Rows from a dataset of charts and code
● ● ● ●
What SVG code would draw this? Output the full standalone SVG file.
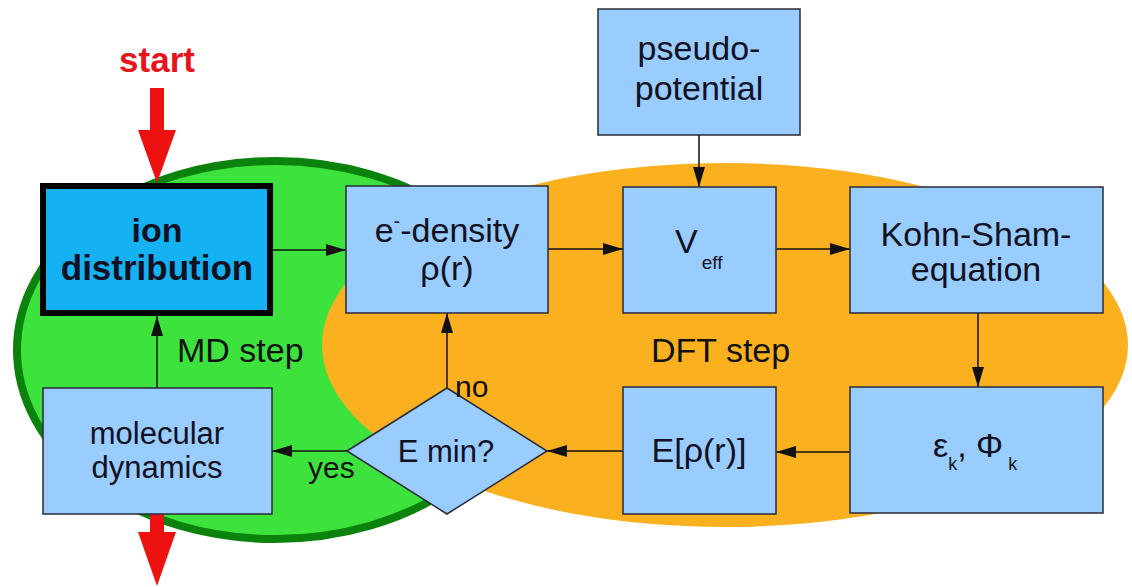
<svg xmlns="http://www.w3.org/2000/svg" width="1132" height="587" viewBox="0 0 1132 587">
<style>
.box{fill:#99ccff;stroke:#2a2a3a;stroke-width:1.5}
.t{font-family:"Liberation Sans",Arial,sans-serif;font-size:34px;fill:#111122;text-anchor:middle}
.lbl{font-family:"Liberation Sans",Arial,sans-serif;font-size:34px;fill:#111;}
.b{font-weight:bold}
.c{stroke:#111;stroke-width:1.5;fill:none;marker-end:url(#ah)}
</style>
<defs>
<marker id="ah" markerUnits="userSpaceOnUse" markerWidth="20" markerHeight="12" refX="20" refY="6" orient="auto">
<path d="M0,0 L20,6 L0,12 z" fill="#111"/>
</marker>
</defs>
<rect width="1132" height="587" fill="#ffffff"/>
<g id="md-region">
<ellipse cx="275" cy="350" rx="258" ry="189" fill="#3de23d" stroke="#0b820b" stroke-width="8"/>
</g>
<g id="dft-region">
<ellipse cx="725" cy="345" rx="403" ry="182" fill="#fbb11f"/>
</g>
<g id="region-labels">
<text class="lbl" x="177" y="362">MD step</text>
<text class="lbl" x="651" y="362">DFT step</text>
</g>
<g id="start">
<text x="157" y="72" font-family="Liberation Sans,Arial,sans-serif" font-size="35" font-weight="bold" fill="#e8141c" text-anchor="middle">start</text>
<polygon points="150,88 164,88 164,130 176,130 157,183 138,130 150,130" fill="#ee1111"/>
</g>
<g id="end-arrow">
<polygon points="150,514 164,514 164,532 176,532 157,586 138,532 150,532" fill="#ee1111"/>
</g>
<g id="connectors">
<line class="c" x1="273" y1="250" x2="346" y2="250"/>
<line class="c" x1="548" y1="249" x2="623" y2="249"/>
<line class="c" x1="776" y1="249" x2="850" y2="249"/>
<line class="c" x1="699" y1="135" x2="699" y2="187"/>
<line class="c" x1="978" y1="313" x2="978" y2="387"/>
<line class="c" x1="850" y1="452" x2="776" y2="452"/>
<line class="c" x1="623" y1="451" x2="547" y2="451"/>
<line class="c" x1="447" y1="388" x2="447" y2="313"/>
<line class="c" x1="347" y1="451" x2="272" y2="451"/>
<line class="c" x1="157" y1="388" x2="157" y2="316"/>
</g>
<g id="ion-distribution">
<rect x="43" y="186" width="227" height="127" fill="#14b2f2" stroke="#000" stroke-width="6"/>
<text class="t b" x="157" y="242" fill="#000">ion</text>
<text class="t b" x="157" y="280" fill="#000" style="font-size:35px">distribution</text>
</g>
<g id="e-density">
<rect class="box" x="346" y="186" width="202" height="127"/>
<text class="t" x="447" y="242">e<tspan font-size="20" dy="-14">-</tspan><tspan dy="14">-density</tspan></text>
<text class="t" x="447" y="280">ρ(r)</text>
</g>
<g id="veff">
<rect class="box" x="623" y="187" width="153" height="126"/>
<text x="675" y="253" font-family="Liberation Sans,Arial,sans-serif" font-size="34" fill="#111122">V<tspan font-size="19" dx="4" dy="16">eff</tspan></text>
</g>
<g id="pseudo-potential">
<rect class="box" x="598" y="9" width="202" height="126"/>
<text class="t" x="699" y="60">pseudo-</text>
<text class="t" x="699" y="100">potential</text>
</g>
<g id="kohn-sham">
<rect class="box" x="850" y="187" width="253" height="126"/>
<text class="t" x="976" y="246">Kohn-Sham-</text>
<text class="t" x="976" y="281">equation</text>
</g>
<g id="eps-phi">
<rect class="box" x="850" y="387" width="253" height="126"/>
<text x="933" y="457" font-family="Liberation Sans,Arial,sans-serif" font-size="34" fill="#111122">ε<tspan font-size="18" dy="13">k</tspan><tspan dy="-13">, Φ</tspan><tspan font-size="18" dx="5" dy="13">k</tspan></text>
</g>
<g id="e-functional">
<rect class="box" x="623" y="387" width="153" height="127"/>
<text class="t" x="699" y="462" font-size="32">E[ρ(r)]</text>
</g>
<g id="e-min">
<polygon class="box" points="347,451 447,388 547,451 447,514"/>
<text class="t" x="446" y="462" style="font-size:31px">E min?</text>
</g>
<g id="molecular-dynamics">
<rect class="box" x="43" y="388" width="229" height="126"/>
<text class="t" x="157" y="444" style="font-size:31px">molecular</text>
<text class="t" x="157" y="478" style="font-size:31px">dynamics</text>
</g>
<g id="branch-labels">
<text class="lbl" x="455" y="397" style="font-size:30px">no</text>
<text class="lbl" x="308" y="478" style="font-size:30px">yes</text>
</g>
</svg>
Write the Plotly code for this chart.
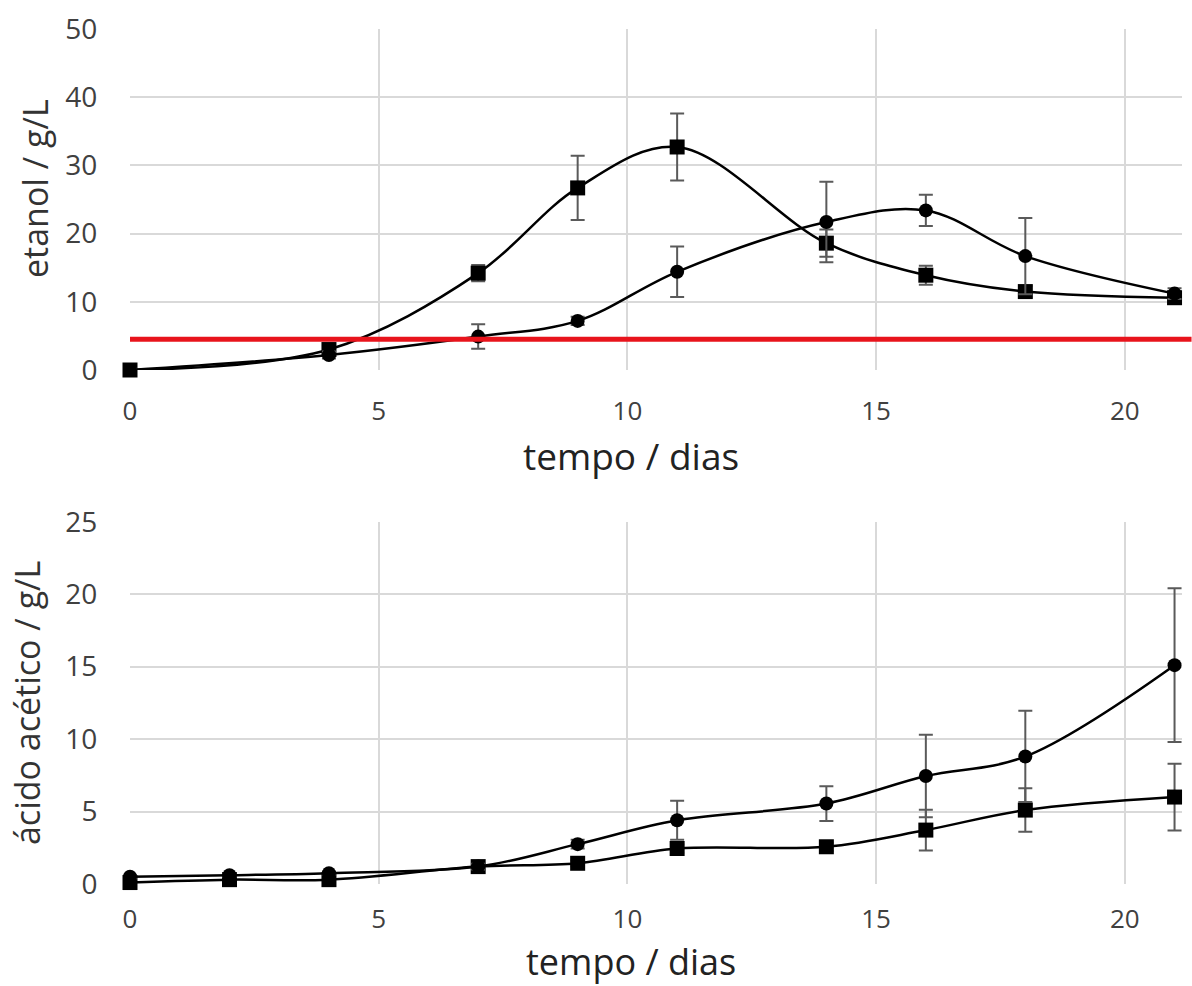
import plotly.graph_objects as go

# ---------------- data ----------------
# top panel: ethanol (g/L)
t_top = [0, 4, 7, 9, 11, 14, 16, 18, 21]
eth_sq = [0.0, 3.0, 14.2, 26.7, 32.7, 18.6, 13.9, 11.5, 10.6]
eth_sq_err = [0.3, 0.6, 1.2, 4.7, 4.9, 2.0, 1.4, 0.8, 0.8]
eth_ci = [0.0, 2.2, 4.9, 7.2, 14.4, 21.7, 23.4, 16.7, 11.2]
eth_ci_err = [0.2, 0.5, 1.8, 0.6, 3.7, 5.9, 2.3, 5.6, 0.8]
eth_limit = 4.5

# bottom panel: acetic acid (g/L)
t_bot = [0, 2, 4, 7, 9, 11, 14, 16, 18, 21]
ac_ci = [0.5, 0.6, 0.75, 1.2, 2.75, 4.4, 5.55, 7.45, 8.8, 15.1]
ac_ci_err = [0.1, 0.1, 0.1, 0.2, 0.3, 1.35, 1.2, 2.85, 3.15, 5.3]
ac_sq = [0.1, 0.3, 0.3, 1.2, 1.43, 2.45, 2.57, 3.72, 5.1, 6.0]
ac_sq_err = [0.1, 0.1, 0.1, 0.2, 0.2, 0.3, 0.3, 1.4, 1.5, 2.3]

x_ticks = [0, 5, 10, 15, 20]
y_ticks_top = [0, 10, 20, 30, 40, 50]
y_ticks_bot = [0, 5, 10, 15, 20, 25]
x_max = 21.15

# ---------------- styles ----------------
W, H = 1192, 986
PX_PER_DAY = 1045 / 21
L, T, B = 130, 29, 102                  # margins (px)
R = W - L - PX_PER_DAY * x_max
PW, PH = W - L - R, H - T - B           # plot-area size (px)
FONT = "Open Sans"
GRID = "#d9d9d9"
TICKC = "#404040"
ERRC = "#5a5a5a"


def px_to_paper(px, py):
    return (px - L) / PW, (H - B - py) / PH


def series(x, y, err, symbol, size, xa, ya):
    return go.Scatter(
        x=x, y=y, xaxis=xa, yaxis=ya,
        mode="lines+markers",
        line=dict(color="black", width=2.5, shape="spline", smoothing=1.0),
        marker=dict(symbol=symbol, size=size, color="black"),
        error_y=dict(type="data", array=err, visible=True, color=ERRC,
                     thickness=2, width=7),
        cliponaxis=False,
        showlegend=False,
    )


fig = go.Figure()
fig.add_trace(series(t_top, eth_sq, eth_sq_err, "square", 15, "x", "y"))
fig.add_trace(series(t_top, eth_ci, eth_ci_err, "circle", 14, "x", "y"))
fig.add_trace(series(t_bot, ac_sq, ac_sq_err, "square", 15, "x2", "y2"))
fig.add_trace(series(t_bot, ac_ci, ac_ci_err, "circle", 14, "x2", "y2"))

ydom_top = [px_to_paper(0, 370)[1], 1.0]
ydom_bot = [0.0, px_to_paper(0, 521.7)[1]]

common_x = dict(
    range=[0, x_max], tickvals=x_ticks, showgrid=True, gridcolor=GRID, gridwidth=2,
    zeroline=False, showline=False, ticks="outside", ticklen=0,
    tickfont=dict(family=FONT, size=26, color=TICKC),
    automargin=False, domain=[0, 1],
)
common_y = dict(
    showgrid=True, gridcolor=GRID, gridwidth=2, zeroline=False, showline=False,
    ticks="outside", ticklen=0, automargin=False,
    tickfont=dict(family=FONT, size=28, color=TICKC),
    ticklabelstandoff=26,
)

fig.update_layout(
    width=W, height=H,
    margin=dict(l=L, r=R, t=T, b=B, autoexpand=False),
    paper_bgcolor="white", plot_bgcolor="white",
    font=dict(family=FONT, color="#222222"),
    hovermode=False,
    xaxis=dict(common_x, anchor="y", ticklabelstandoff=18),
    yaxis=dict(common_y, range=[0, 50], tickvals=y_ticks_top, domain=ydom_top, anchor="x"),
    xaxis2=dict(common_x, anchor="y2", ticklabelstandoff=12),
    yaxis2=dict(common_y, range=[0, 25], tickvals=y_ticks_bot, domain=ydom_bot, anchor="x2"),
)

# red limit line in top panel (extends past the plot to the figure edge)
fig.add_shape(type="line", xref="paper", yref="y",
              x0=0, x1=px_to_paper(W, 0)[0], y0=eth_limit, y1=eth_limit,
              line=dict(color="#e8141c", width=5), layer="above")


def title(text, px, py, size, angle=0, color="#222222"):
    x, y = px_to_paper(px, py)
    fig.add_annotation(text=text, xref="paper", yref="paper", x=x, y=y,
                       showarrow=False, textangle=angle,
                       xanchor="center", yanchor="middle",
                       font=dict(family=FONT, size=size, color=color))


title("tempo / dias", 631, 456, 37)
title("tempo / dias", 631, 961, 36)
title("etanol / g/L", 35, 189, 34, -90, "#333333")
title("ácido acético / g/L", 27, 703, 34, -90, "#333333")

fig.write_html("out.html",
               config={"displayModeBar": False},
               post_script="document.body.style.margin='0';"
                           "document.body.style.overflow='hidden';")
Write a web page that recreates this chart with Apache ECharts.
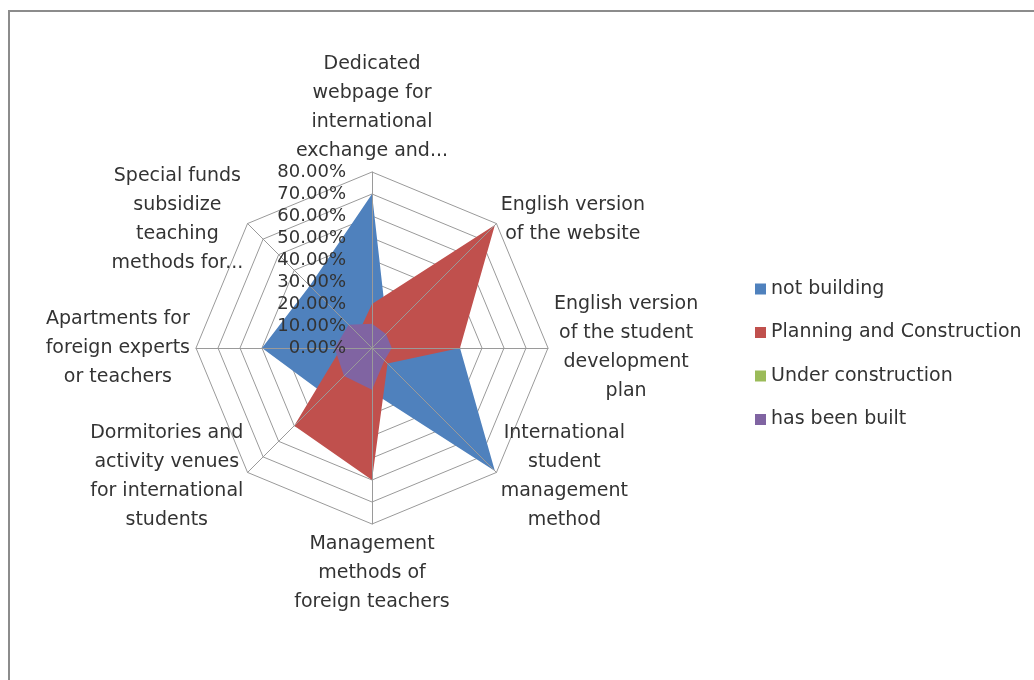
● ● ● ●
# GOAL
Using the entries above, repeat exactly the lines from the one with "Write the Plotly code for this chart." to the one with "import plotly.graph_objects as go", both included, and leave the pictures behind.

# TASK SOLUTION
Write the Plotly code for this chart.
import plotly.graph_objects as go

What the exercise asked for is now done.